The day’s events, sponsored by Black United Students and the Diversity Committee, included a movie, “The Help;” a special presentation by Mark Butler, manager of diversity and inclusion at Marathon Petroleum Co. LP; a luncheon; and a student rally.
“Both committees have been working hard to put together a stellar series geared towards educating the campus on the life and message of Dr. Martin Luther King Jr., and how it is relevant today,” said Nathan Strickland, president of Black United Students.
“Growing up in the Toledo area, with a public education and public housing, I never thought that I’d be doing this work, traveling the globe talking about diversity and inclusion,” Butler said. “Each of us has a story. I want to give each of you something to think about and I hope that you receive it with the kinship that it was given.”
Butler researched many of the works of King’s career. King’s “I Have a Dream” speech is a rise of hope and racial harmony and it is easy to see the defining moment, Butler said.
“The words that King spoke are not just words but a righteous sermon to appeal to racial harmony, love and justice,” he said. “It is easy to become emotional and physically moved by the message, but I think that the mark of the message is being missed, or at times taken out of context.”
Butler quoted lines from King, “One hundred years later, the Negro lives on a lonely island of poverty in the midst of a vast ocean of material prosperity. One hundred years later, the Negro is still languishing in the corners of American society and finds himself an exile in his own land.”
Many of the messages are not as widely quoted, Butler said. King intended to narrate a national nightmare and hoped to one day inspire a color-blind society and to inspire the nation to enjoy the fruits of the common experiences.
“We, as a nation, must protect our opportunities,” Butler said. “We have to listen to all the works by Dr. King. It is easy to hear the message spoken on that warm day than the cold realities of what first brought the campaign to Washington that day.”

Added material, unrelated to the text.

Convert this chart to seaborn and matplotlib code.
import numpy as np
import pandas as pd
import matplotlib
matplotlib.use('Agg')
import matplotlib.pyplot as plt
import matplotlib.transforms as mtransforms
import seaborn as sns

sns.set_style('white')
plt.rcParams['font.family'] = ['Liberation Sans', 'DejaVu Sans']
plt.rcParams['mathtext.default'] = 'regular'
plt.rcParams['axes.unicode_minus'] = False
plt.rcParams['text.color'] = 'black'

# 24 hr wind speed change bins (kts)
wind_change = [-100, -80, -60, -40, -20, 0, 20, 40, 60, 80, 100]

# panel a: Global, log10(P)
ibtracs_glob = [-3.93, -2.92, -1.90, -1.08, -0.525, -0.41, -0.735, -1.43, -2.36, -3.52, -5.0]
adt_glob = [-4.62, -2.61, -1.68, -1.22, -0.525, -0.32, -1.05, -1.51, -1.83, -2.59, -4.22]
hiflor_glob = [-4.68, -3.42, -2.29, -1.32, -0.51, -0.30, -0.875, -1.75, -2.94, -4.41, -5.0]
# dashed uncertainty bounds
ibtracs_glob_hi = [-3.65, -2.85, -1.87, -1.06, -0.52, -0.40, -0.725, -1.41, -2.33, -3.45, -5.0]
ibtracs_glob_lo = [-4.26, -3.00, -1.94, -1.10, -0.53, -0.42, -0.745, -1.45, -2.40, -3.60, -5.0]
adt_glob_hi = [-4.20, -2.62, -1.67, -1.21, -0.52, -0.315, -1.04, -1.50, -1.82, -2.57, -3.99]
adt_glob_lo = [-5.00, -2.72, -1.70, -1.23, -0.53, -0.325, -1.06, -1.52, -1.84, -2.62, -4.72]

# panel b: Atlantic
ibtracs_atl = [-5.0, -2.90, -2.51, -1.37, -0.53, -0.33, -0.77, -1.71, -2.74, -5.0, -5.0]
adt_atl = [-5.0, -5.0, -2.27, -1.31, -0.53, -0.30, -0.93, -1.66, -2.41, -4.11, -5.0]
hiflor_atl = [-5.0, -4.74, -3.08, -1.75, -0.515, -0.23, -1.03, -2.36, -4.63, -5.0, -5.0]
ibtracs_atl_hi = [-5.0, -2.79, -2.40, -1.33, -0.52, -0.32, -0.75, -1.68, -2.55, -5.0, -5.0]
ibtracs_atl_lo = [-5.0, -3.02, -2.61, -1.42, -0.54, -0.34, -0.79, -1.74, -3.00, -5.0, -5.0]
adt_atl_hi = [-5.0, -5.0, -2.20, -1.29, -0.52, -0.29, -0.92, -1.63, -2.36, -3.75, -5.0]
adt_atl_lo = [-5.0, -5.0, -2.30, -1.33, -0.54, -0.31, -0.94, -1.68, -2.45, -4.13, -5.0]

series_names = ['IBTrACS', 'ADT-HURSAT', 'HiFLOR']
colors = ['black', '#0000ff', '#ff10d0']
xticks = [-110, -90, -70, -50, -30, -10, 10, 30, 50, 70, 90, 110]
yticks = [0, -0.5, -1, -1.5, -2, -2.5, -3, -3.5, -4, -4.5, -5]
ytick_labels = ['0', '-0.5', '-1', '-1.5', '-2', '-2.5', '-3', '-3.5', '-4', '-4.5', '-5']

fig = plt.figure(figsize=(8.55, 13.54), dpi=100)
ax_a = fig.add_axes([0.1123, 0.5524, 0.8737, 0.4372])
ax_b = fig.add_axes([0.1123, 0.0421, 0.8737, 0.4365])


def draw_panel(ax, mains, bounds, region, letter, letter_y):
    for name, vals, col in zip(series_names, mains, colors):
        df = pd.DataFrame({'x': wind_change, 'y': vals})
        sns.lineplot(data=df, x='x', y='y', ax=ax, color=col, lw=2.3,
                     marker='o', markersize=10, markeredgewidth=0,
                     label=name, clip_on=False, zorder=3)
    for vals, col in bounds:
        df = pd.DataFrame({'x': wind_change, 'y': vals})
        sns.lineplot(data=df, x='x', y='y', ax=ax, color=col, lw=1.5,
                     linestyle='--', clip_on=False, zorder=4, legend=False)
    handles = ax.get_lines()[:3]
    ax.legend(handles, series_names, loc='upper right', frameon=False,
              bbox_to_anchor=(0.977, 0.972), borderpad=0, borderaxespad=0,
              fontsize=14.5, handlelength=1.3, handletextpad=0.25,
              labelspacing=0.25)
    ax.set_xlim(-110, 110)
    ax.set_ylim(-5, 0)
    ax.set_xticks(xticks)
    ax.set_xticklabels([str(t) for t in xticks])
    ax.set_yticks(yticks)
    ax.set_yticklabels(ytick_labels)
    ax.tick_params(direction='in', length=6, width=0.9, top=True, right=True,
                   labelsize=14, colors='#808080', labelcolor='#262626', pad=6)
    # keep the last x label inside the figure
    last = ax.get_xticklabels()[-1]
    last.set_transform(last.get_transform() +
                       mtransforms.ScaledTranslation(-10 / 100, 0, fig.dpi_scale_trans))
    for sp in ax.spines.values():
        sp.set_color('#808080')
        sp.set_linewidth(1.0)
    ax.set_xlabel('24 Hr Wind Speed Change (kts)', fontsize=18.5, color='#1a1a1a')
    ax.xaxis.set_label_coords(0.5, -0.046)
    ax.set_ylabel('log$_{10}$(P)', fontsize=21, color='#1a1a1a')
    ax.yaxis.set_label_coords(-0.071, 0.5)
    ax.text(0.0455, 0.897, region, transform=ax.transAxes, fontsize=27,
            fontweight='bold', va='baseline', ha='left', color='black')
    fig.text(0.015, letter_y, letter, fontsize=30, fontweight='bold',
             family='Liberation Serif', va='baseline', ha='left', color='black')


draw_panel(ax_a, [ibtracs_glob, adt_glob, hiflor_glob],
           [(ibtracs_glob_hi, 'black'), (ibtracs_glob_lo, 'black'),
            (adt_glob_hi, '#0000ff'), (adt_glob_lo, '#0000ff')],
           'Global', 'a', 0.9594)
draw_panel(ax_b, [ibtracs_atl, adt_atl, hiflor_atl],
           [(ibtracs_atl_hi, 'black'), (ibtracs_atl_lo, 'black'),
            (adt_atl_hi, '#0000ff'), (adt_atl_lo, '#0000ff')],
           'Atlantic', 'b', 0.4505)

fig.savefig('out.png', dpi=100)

“King forced us to confront social awareness, not with our hands raised or with gunfire. He used social action and Christian ethics,” Butler said. “King had the courage of a soldier on the tip of the sword that was hate and justice. He was a inspired preacher with the spirit of God and was a mirror man like you and me.”
Butler is nationally recognized as a thought leader in regards to diversity and inclusion. Over the last five years, he has spoken to more than 5,000 employees and session attendees inside and outside of the company.

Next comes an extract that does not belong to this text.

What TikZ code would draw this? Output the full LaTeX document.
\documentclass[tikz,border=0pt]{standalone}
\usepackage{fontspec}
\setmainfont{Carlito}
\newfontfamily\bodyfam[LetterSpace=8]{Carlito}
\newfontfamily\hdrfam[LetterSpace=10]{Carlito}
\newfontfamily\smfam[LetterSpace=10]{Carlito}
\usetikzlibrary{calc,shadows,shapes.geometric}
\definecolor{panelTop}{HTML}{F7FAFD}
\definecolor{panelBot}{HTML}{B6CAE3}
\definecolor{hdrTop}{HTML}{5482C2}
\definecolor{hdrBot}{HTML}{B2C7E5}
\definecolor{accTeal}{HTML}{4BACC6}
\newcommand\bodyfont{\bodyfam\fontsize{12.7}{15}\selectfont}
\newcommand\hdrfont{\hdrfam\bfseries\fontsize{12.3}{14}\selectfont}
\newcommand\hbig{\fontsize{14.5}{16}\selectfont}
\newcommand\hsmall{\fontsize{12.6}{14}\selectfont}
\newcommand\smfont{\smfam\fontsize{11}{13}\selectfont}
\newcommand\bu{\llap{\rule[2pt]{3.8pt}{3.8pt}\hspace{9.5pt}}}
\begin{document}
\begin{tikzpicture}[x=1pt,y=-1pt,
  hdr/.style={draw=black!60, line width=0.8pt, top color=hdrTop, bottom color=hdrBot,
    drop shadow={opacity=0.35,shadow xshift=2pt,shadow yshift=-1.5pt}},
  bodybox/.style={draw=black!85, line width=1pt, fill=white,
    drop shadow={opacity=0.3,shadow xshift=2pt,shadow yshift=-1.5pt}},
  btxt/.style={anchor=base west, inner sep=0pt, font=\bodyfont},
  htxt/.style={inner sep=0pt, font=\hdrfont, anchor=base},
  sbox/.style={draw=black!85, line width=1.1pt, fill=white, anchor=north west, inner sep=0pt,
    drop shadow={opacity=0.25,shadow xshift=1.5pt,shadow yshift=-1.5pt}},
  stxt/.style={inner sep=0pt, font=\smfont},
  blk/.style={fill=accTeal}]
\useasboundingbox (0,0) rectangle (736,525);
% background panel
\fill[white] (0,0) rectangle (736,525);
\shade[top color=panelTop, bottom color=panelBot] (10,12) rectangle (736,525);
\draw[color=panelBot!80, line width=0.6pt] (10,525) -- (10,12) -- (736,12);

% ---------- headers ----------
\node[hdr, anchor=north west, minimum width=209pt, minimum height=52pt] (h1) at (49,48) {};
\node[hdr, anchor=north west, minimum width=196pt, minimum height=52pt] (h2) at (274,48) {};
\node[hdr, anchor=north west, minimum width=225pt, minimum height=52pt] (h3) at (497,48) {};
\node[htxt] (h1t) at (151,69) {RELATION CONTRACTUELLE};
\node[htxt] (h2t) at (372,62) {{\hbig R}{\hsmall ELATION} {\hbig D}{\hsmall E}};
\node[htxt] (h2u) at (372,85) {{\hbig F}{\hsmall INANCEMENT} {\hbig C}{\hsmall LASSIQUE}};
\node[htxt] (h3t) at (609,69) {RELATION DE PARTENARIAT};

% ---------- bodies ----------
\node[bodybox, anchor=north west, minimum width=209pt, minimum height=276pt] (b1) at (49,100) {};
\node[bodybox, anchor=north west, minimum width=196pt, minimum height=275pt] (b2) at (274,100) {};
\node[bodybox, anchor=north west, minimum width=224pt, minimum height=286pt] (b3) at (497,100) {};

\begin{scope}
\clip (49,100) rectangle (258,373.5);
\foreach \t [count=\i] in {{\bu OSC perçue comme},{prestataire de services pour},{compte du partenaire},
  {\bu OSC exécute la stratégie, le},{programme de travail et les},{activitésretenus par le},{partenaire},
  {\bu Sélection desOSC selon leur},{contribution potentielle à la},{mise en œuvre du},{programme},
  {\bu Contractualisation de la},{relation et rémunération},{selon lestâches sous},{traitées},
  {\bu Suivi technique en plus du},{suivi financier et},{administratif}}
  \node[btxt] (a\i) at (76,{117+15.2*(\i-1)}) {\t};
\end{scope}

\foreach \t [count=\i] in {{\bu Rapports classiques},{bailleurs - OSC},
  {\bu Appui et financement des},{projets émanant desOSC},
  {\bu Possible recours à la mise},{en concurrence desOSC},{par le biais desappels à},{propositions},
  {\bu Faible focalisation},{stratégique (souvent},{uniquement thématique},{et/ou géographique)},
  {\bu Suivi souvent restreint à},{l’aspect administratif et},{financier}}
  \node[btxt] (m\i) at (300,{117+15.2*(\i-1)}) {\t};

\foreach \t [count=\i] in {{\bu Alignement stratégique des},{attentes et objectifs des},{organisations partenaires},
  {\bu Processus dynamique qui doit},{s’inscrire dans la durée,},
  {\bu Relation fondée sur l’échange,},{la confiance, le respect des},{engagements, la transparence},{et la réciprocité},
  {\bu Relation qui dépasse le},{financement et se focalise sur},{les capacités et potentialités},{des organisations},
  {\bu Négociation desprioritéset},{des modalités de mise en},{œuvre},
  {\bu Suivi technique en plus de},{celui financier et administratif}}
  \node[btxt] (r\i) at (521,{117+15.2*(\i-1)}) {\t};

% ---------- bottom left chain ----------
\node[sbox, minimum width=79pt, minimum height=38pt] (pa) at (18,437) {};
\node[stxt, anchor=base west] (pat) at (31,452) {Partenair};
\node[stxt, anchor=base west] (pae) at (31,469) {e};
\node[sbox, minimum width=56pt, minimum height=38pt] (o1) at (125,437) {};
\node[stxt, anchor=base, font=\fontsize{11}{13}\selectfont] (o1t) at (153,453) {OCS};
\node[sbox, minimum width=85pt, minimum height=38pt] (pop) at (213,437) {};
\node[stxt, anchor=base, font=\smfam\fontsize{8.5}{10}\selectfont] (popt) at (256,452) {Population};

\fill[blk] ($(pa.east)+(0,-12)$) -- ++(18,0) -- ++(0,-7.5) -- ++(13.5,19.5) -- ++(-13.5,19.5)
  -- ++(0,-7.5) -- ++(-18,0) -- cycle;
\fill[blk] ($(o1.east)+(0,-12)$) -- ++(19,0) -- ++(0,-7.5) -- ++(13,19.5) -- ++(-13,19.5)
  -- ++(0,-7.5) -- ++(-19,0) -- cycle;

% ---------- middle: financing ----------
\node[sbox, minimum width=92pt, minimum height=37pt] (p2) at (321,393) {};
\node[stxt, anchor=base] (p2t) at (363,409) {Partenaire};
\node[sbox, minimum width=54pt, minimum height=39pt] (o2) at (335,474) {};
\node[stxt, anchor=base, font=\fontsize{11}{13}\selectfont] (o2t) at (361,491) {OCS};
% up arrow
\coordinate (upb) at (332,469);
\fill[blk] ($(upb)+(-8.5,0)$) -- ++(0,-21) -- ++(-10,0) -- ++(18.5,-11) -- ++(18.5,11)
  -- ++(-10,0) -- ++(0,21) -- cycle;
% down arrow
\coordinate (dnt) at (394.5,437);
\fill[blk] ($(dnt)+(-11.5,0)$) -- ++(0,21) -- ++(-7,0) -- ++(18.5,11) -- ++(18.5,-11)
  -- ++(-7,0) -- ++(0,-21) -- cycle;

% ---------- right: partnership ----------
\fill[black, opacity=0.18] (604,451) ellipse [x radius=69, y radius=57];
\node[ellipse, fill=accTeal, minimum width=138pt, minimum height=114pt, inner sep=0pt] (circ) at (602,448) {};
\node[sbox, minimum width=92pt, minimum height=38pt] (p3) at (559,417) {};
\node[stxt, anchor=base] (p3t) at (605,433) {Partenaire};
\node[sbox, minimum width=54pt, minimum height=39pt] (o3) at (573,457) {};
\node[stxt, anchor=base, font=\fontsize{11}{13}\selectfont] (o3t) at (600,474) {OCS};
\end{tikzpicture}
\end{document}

Butler graduated from Bowling Green State University with a bachelor’s degree in business administration. He joined Marathon Oil Co. in 1981 and during his years with the company, Butler has had a variety of positions within human resources. In 2002, he was assigned to his current position and he is responsible for the development and implementation of diversity initiatives that create an environment where the talents and differences of all employees are respected and valued for business success.
“King had to go one-on-one with his choices. We have it in our ability not to just achieve his dream, but to make it a reality,” Butler said. “I wanted to have a different message that would generate thought and a deeper analysis of what is always said about Dr. King.”